General studies to become part of Arts and Sciences

Due to an administrative move, the School of General Studies (SGS) will be integrated into the College of Arts and Sciences (CAS) in the fall.

The SGS, currently a separate standing school, is a program designed to give more one-on-one attention to incoming freshmen before they transfer into one of the five other colleges.

CAS Dean Jim Stellar recently sent an e-mail on Jan. 11 to the student body of the SGS announcing the change and assuring students this move will not affect the current students’ transition into the academic program they were admitted to Sept. 2006.

“Our decision to integrate the program under CAS was made following extensive analysis on how best to meet the unique needs of the General Studies students. As the University changes and evolves so too do the needs of the students who enroll in this program,” Stellar wrote in the e-mail.

The SGS offered very few courses and the majority of those were CAS classes, said Provost Ahmed Abdelal.

“Instead of running independently, we want [the SGS] to capitalize on resources the CAS has to offer,” Abdelal said.

At the end of students’ freshman year, a large majority transferred to the CAS more than the other colleges, Abdelal said.

The students will benefit from this integration, as they will have access to faculty and resources in the academic departments responsible for relevant disciplines and they will be fully integrated with the academic experience, Stellar said in the e-mail.
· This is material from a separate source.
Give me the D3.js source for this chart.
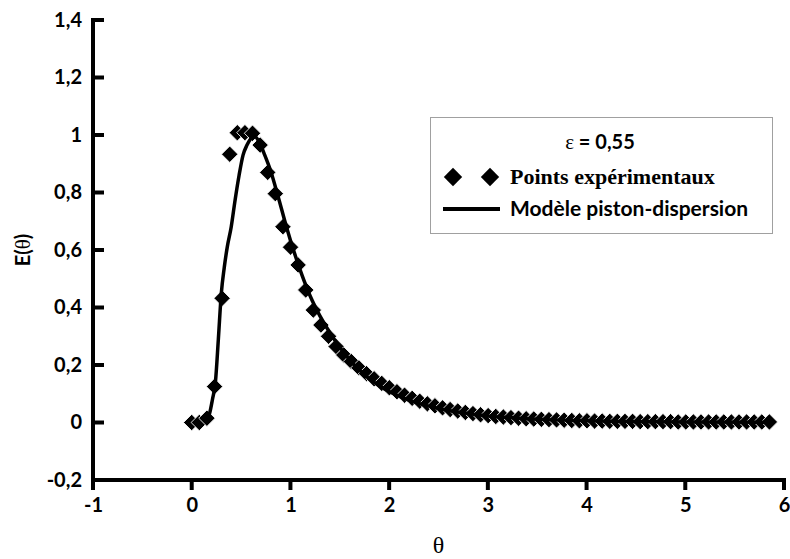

Andrew Parquette, a freshman SGS student, said he would not have been accepted to Northeastern if he had not gone through the SGS.

“I’m a little nervous stepping into sophomore year. It has been comforting to know my advisor was there to meet with me regularly,” Parquette said. “In the fall, I’m on my own.”

Parquette said the SGS was helpful for athletes busy with team practices.

“[SGS] was good for kids that had to make the transition from high school to college easier,” said David Brook, a freshman in the SGS.

Brook said the SGS was helpful for students who might not know what they want to major in and for those who needed more individual attention from advisors and smaller classes.

“We have taken all the necessary steps to ensure that the core elements of the General Studies program will continue, including a continued high level of individual support, small classes and low student to teacher ratios; and extensive advising and peer tutoring,” Stellar said in the e-mail.

Brook said in the long-run, the effects on the students will not be severe.

“[SGS] students are still Northeastern students, so everyone should be fine,” Brook said.